Ayer domingo, a las 12:41 PM, hora del centro y hora de Dios, el secretario general de Gobierno de la Ciudad de México, Martí Batres, tuiteó lo siguiente:
“Desde el Centro de Monitoreo dimos seguimiento a la movilización de hoy contra la reforma electoral. Asistieron entre 10 mil y 12 mil personas. Se reporta saldo blanco.”
La cifra resulta obviamente absurda para cualquier persona que haya participado en la marcha o visto alguna de las múltiples tomas aéreas del Paseo de la Reforma. Tan absurda que parece haber sido confeccionada con antelación: hubieran dicho lo mismo cualquiera que hubiese sido el desenlace.

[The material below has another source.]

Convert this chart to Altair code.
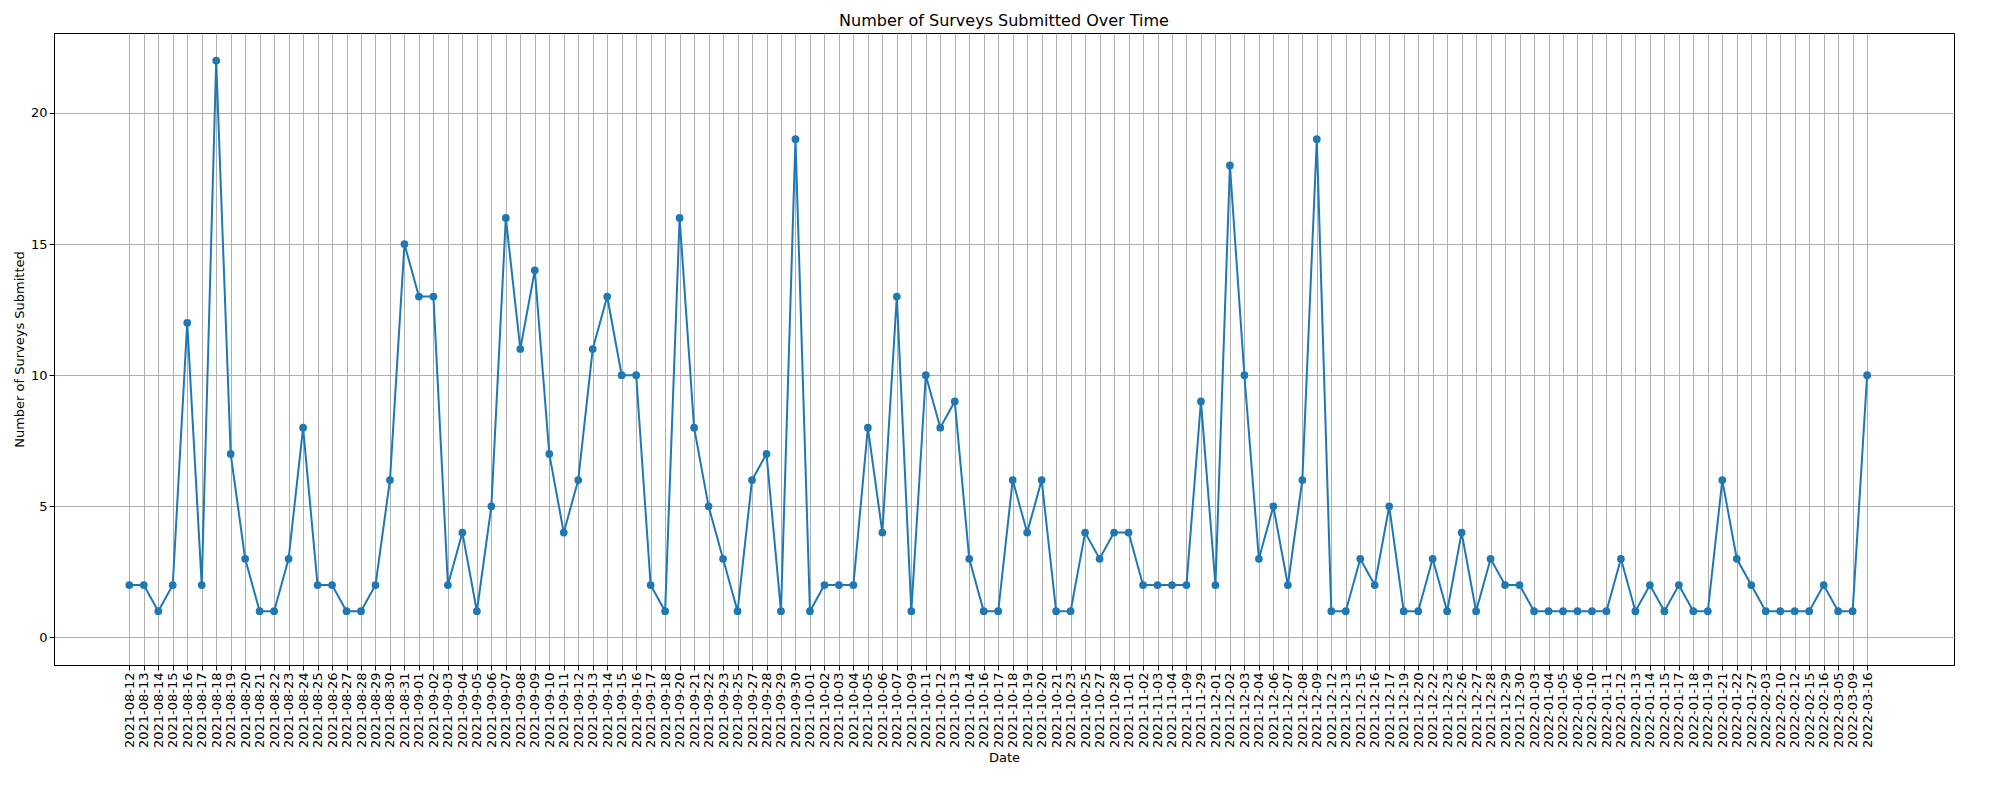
import json
import pandas as pd
import altair as alt

# ── data ─────────────────────────────────────────────────────────────────────

DATES = [
    "2021-08-12", "2021-08-13", "2021-08-14", "2021-08-15", "2021-08-16", "2021-08-17",
    "2021-08-18", "2021-08-19", "2021-08-20", "2021-08-21", "2021-08-22", "2021-08-23",
    "2021-08-24", "2021-08-25", "2021-08-26", "2021-08-27", "2021-08-28", "2021-08-29",
    "2021-08-30", "2021-08-31", "2021-09-01", "2021-09-02", "2021-09-03", "2021-09-04",
    "2021-09-05", "2021-09-06", "2021-09-07", "2021-09-08", "2021-09-09", "2021-09-10",
    "2021-09-11", "2021-09-12", "2021-09-13", "2021-09-14", "2021-09-15", "2021-09-16",
    "2021-09-17", "2021-09-18", "2021-09-20", "2021-09-21", "2021-09-22", "2021-09-23",
    "2021-09-25", "2021-09-27", "2021-09-28", "2021-09-29", "2021-09-30", "2021-10-01",
    "2021-10-02", "2021-10-03", "2021-10-04", "2021-10-05", "2021-10-06", "2021-10-07",
    "2021-10-09", "2021-10-11", "2021-10-12", "2021-10-13", "2021-10-14", "2021-10-16",
    "2021-10-17", "2021-10-18", "2021-10-19", "2021-10-20", "2021-10-21", "2021-10-23",
    "2021-10-25", "2021-10-27", "2021-10-28", "2021-11-01", "2021-11-02", "2021-11-03",
    "2021-11-04", "2021-11-09", "2021-11-29", "2021-12-01", "2021-12-02", "2021-12-03",
    "2021-12-04", "2021-12-06", "2021-12-07", "2021-12-08", "2021-12-09", "2021-12-12",
    "2021-12-13", "2021-12-15", "2021-12-16", "2021-12-17", "2021-12-19", "2021-12-20",
    "2021-12-22", "2021-12-23", "2021-12-26", "2021-12-27", "2021-12-28", "2021-12-29",
    "2021-12-30", "2022-01-03", "2022-01-04", "2022-01-05", "2022-01-06", "2022-01-10",
    "2022-01-11", "2022-01-12", "2022-01-13", "2022-01-14", "2022-01-15", "2022-01-17",
    "2022-01-18", "2022-01-19", "2022-01-21", "2022-01-22", "2022-01-27", "2022-02-03",
    "2022-02-10", "2022-02-12", "2022-02-15", "2022-02-16", "2022-03-05", "2022-03-09",
    "2022-03-16",
]

SURVEYS = [
    2, 2, 1, 2, 12, 2, 22, 7, 3, 1,
    1, 3, 8, 2, 2, 1, 1, 2, 6, 15,
    13, 13, 2, 4, 1, 5, 16, 11, 14, 7,
    4, 6, 11, 13, 10, 10, 2, 1, 16, 8,
    5, 3, 1, 6, 7, 1, 19, 1, 2, 2,
    2, 8, 4, 13, 1, 10, 8, 9, 3, 1,
    1, 6, 4, 6, 1, 1, 4, 3, 4, 4,
    2, 2, 2, 2, 9, 2, 18, 10, 3, 5,
    2, 6, 19, 1, 1, 3, 2, 5, 1, 1,
    3, 1, 4, 1, 3, 2, 2, 1, 1, 1,
    1, 1, 1, 3, 1, 2, 1, 2, 1, 1,
    6, 3, 2, 1, 1, 1, 1, 2, 1, 1,
    10,
]

LINE_COLOR = "#1f77b4"
GRID_COLOR = "#b0b0b0"
FONT = "DejaVu Sans"

df = pd.DataFrame({"idx": range(len(DATES)), "date": DATES, "n": SURVEYS})
n_pts = len(DATES)

# ── chart ────────────────────────────────────────────────────────────────────

axis_style = dict(grid=True, gridColor=GRID_COLOR, labelFontSize=13, titleFontSize=13,
                  titleFontWeight="normal", tickColor="black", domainColor="black",
                  labelColor="black", titleColor="black")

base = alt.Chart(df).encode(
    x=alt.X(
        "idx:Q",
        title="Date",
        scale=alt.Scale(domain=[-5.2, n_pts - 1 + 6.0], nice=False, zero=False),
        axis=alt.Axis(values=list(range(n_pts)), labelAngle=-90, labelOverlap=False,
                      labelExpr=f"{json.dumps(DATES)}[datum.value]", **axis_style),
    ),
    y=alt.Y(
        "n:Q",
        title="Number of Surveys Submitted",
        scale=alt.Scale(domain=[-1.05, 23.05], nice=False, zero=False),
        axis=alt.Axis(values=[0, 5, 10, 15, 20], **axis_style),
    ),
    tooltip=["date:N", "n:Q"],
)

line = base.mark_line(color=LINE_COLOR, strokeWidth=2)
dots = base.mark_circle(color=LINE_COLOR, size=60, opacity=1)

chart = (
    alt.layer(line, dots)
    .properties(
        width=1900,
        height=632,
        title=alt.Title("Number of Surveys Submitted Over Time", fontSize=16,
                        fontWeight="normal", color="black"),
    )
    .configure(font=FONT, background="white")
    .configure_view(stroke="black", strokeWidth=1)
)

chart.save("out.html", embed_options={"renderer": "svg", "actions": False})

Sin entrar al juego de las cifras, creo que se puede decir sin temor a la hipérbole que la marcha en la Ciudad de México atrajo a varias decenas de miles de participantes. Y a eso hay que sumarle las manifestaciones en más de medio centenar de ciudades a lo largo del país. No es descabellado entonces suponer que la defensa del INE convocó a una movilización activa de algunos centenares de miles de ciudadanos.
Esto, por supuesto, no sucedió hace un par de meses cuando se discutió la doble reforma sobre la Guardia Nacional y la participación militar en tareas de seguridad pública. Muchos dieron la batalla desde los medios y las organizaciones, otras se sumaron desde las redes sociales y hubo una dosis de resistencia en el Congreso de la Unión, pero nada como lo visto en el asunto electoral.
¿Por qué la diferencia? La respuesta no me parece obvia.
Hasta hace poco, era consenso entre políticos y analistas que los temas electorales no tenían gran potencial movilizador. Eran asuntos que solo importaban a los partidos, tenían poco impacto en la vida diaria y a menudo terminaban en largas y complejas disputas jurídicas. Las reglas para la integración del Consejo General del INE o las normas de fiscalización de gasto electoral no eran exactamente generadores de apasionadas discusiones públicas.
En cambio, los temas de la seguridad pública son dolorosamente cotidianos. En un país que vive inundado por la inseguridad y la violencia, quien se hace cargo de proteger la vida, la libertad y el patrimonio de los ciudadanos parecería un asunto de innegable urgencia, capaz de revelar profundas diferencias y detonar acalorados debates.
Creo que la respuesta a esa paradoja es doble. Por una parte, la reforma electoral no es solo electoral, sino que, como bien explica en una columna reciente Ricardo Raphael, sería una transformación significativa del régimen político. De aprobarse en los términos propuestos por el gobierno, se modificarían significativamente los mecanismos de acceso y ejercicio del poder. En otras palabras, una parte importante de la población intuye que es la reforma que cerraría la puerta a otras reformas futuras.
En segundo término, la reforma militar se argumentó desde el conservadurismo. El gobierno activó los temores de la población ante un posible repliegue de las Fuerzas Armadas. La oposición tenía en cambio que presentar un contrafactual en el que no pasaría gran cosa si los militares dejasen de participar en tareas de seguridad pública. Yo defiendo esa hipótesis, pero reconozco que es un mensaje difícil de transmitir.
En materia electoral, en cambio, el gobierno está en la posición radical, invitando a un salto al vacío, asegurando que nada grave sucedería si el INE deja de ser el INE que conocemos. En este debate, los opositores están en mucho mejor posición argumentativa, siendo suficiente sugerir que las cosas cambiarían para mal (algo que es probablemente cierto).
En consecuencia, aquí lleva las de perder el gobierno, sin importar cuántos manifestantes cuenten.